15.10.2013

Negative Massen geben Gas

Konzept eines diametralen Antriebs in optischen Fasern verwirklicht.

Vor 15 Jahren dachte ein Forschungsteam der NASA darüber nach, wie sie den idealen Raumschiffsantrieb bauen könnten. Dabei hatte Marc Millis die etwas eigensinnige Idee, Objekte mit einer negativen effektiven Masse einzusetzen: Während sich zwei Körper mit positiver Masse gegenseitig anziehen, ermöglicht die Kombination von Objekten mit positiver und negativer Masse hingegen ein unerwartetes Phänomen, sie beschleunigen nämlich in dieselbe Richtung. Diese Konstellation bezeichnete Millis als „Diametric Drive“ (diametraler Antrieb). Physiker der Universität Erlangen-Nürnberg haben nun aber nachgewiesen, dass sich analog dazu Lichtpulse gegenseitig dauerhaft beschleunigen können. Damit ließe sich etwa die Wellenlänge von Lichtpulsen kontrolliert verschieben, was für viele Bereiche der Laserphysik oder Spektroskopie interessant ist.

Abb.: Beim optischen diametralen Antriebs beschleunigen der linke Pulszug mit positiver effektiver Masse und der rechte mit negativer Masse durch eine Umkehr des dritten Newtonschen Gesetzes in die gleiche Richtung. (Bild: FAU)

„Die Existenz von mechanischen Objekten mit einer negativen Masse verstößt im freien Raum gegen derart viele Grundgesetze der Physik, dass sie mit großer Sicherheit ausgeschlossen werden kann“, sagt Ulf Peschel von der FAU. Aber eben nur im freien Raum: Die Einschränkungen gelten nicht für künstlich geschaffene Systeme, innerhalb derer ganz eigene Gesetzmäßigkeiten gelten.
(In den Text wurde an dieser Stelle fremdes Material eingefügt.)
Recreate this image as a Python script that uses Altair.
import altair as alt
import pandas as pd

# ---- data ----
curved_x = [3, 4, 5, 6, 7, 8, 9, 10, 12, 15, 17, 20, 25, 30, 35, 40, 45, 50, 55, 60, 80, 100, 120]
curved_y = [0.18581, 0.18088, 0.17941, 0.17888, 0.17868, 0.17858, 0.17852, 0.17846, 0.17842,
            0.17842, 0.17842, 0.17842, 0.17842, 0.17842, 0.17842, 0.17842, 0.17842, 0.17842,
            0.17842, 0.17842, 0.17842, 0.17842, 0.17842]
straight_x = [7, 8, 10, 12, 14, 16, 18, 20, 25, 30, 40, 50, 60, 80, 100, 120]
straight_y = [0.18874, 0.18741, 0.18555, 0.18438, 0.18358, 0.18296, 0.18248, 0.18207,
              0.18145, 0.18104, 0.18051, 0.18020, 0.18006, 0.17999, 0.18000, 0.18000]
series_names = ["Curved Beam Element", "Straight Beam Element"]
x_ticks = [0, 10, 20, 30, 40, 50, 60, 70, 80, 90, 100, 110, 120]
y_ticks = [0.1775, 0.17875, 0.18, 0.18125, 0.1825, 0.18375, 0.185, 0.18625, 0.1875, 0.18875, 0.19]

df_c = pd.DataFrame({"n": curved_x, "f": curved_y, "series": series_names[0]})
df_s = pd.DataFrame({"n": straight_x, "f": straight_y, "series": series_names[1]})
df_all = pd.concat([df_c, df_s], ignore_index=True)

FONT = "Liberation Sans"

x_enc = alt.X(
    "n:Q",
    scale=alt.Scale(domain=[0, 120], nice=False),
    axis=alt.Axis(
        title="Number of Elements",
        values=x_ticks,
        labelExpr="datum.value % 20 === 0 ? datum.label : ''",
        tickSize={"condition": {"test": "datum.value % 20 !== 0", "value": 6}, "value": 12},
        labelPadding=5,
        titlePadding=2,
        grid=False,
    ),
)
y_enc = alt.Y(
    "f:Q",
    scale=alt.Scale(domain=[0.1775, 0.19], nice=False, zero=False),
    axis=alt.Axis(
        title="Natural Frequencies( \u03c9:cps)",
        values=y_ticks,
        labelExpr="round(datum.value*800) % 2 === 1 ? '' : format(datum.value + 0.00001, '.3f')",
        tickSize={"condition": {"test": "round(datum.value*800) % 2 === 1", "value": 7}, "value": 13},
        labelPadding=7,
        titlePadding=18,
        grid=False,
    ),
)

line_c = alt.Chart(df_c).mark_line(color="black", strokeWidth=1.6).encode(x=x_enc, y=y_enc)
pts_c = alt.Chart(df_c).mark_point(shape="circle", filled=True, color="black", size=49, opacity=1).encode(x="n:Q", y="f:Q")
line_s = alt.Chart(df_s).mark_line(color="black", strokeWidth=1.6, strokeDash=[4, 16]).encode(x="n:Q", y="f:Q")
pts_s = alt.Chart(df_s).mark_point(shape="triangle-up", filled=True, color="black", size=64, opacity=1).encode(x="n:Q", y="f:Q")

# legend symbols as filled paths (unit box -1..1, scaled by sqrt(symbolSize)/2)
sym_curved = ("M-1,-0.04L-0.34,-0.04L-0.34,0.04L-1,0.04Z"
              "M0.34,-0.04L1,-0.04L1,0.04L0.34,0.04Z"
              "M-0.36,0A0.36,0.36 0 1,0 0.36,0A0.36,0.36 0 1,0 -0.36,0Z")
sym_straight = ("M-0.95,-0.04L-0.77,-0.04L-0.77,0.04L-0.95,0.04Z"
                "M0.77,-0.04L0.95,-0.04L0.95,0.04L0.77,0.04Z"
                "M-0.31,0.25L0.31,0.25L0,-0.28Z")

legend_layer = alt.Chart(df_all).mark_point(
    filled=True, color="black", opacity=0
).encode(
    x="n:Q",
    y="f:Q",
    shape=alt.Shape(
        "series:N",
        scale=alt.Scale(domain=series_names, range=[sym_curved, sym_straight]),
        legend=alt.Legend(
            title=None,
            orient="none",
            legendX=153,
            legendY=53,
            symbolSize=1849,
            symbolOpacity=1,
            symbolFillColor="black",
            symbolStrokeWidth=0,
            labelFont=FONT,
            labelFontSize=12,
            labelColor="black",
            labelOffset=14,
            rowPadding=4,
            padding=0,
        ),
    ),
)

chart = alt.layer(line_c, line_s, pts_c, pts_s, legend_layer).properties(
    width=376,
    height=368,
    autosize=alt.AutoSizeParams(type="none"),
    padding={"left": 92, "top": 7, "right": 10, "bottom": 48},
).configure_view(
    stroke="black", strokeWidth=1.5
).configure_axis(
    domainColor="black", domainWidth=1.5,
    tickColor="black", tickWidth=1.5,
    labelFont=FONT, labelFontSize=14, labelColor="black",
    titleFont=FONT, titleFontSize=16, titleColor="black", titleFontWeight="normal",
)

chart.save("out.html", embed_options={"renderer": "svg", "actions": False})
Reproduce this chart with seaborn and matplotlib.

Diese Tatsache machten sich nun Peschels Kollegen zu Nutze, um die optische Entsprechung des Diametric Drive zu realisieren.

Zusammen mit Kollegen vom MPI für die Physik des Lichts und von der University of Central Florida, USA, schufen sie ein optisches Fasernetzwerk, in dem sich speziell präparierte Lichtpakete vollkommen analog zu mechanischen Teilchen mit positiver oder negativer effektiver Masse verhalten: Bringt man sie zusammen, so entsteht durch nichtlineare Wechselwirkung ein optischer Diametric Drive. Die beiden Lichtbündel beschleunigen in dieselbe Richtung und werden immer schneller, so wie man es eben bei einem diametralen Antrieb erwarten würde.

Die Wissenschaftler sind sich sicher, dass dieser Effekt auf eine Vielzahl von anderen physikalischen Systemen übertragen werden kann. Womöglich ließen sich also auf die gleiche Weise auch Elektronen in Halbleitern oder ultrakalte Atome in optischen Gittern beschleunigen, da die Wirkungsweise auf dem universellen Konzept der effektiven Masse beruht. Auch in der Optik könnten verschiedene Anwendungsfelder vom Diametric Drive profitieren, zum Beispiel durch die Möglichkeit, die Lichtwellenlänge mit Hilfe von speziellen Glasfasern zu verändern. Auch wenn der Raumschiffsantrieb mit negativer Masse letztlich wohl nur ein Luftschloss bleiben wird, so hat diese Science-Fiction-artige Idee nach über 15 Jahren auf Umwegen doch noch den Sprung in die Realität geschafft.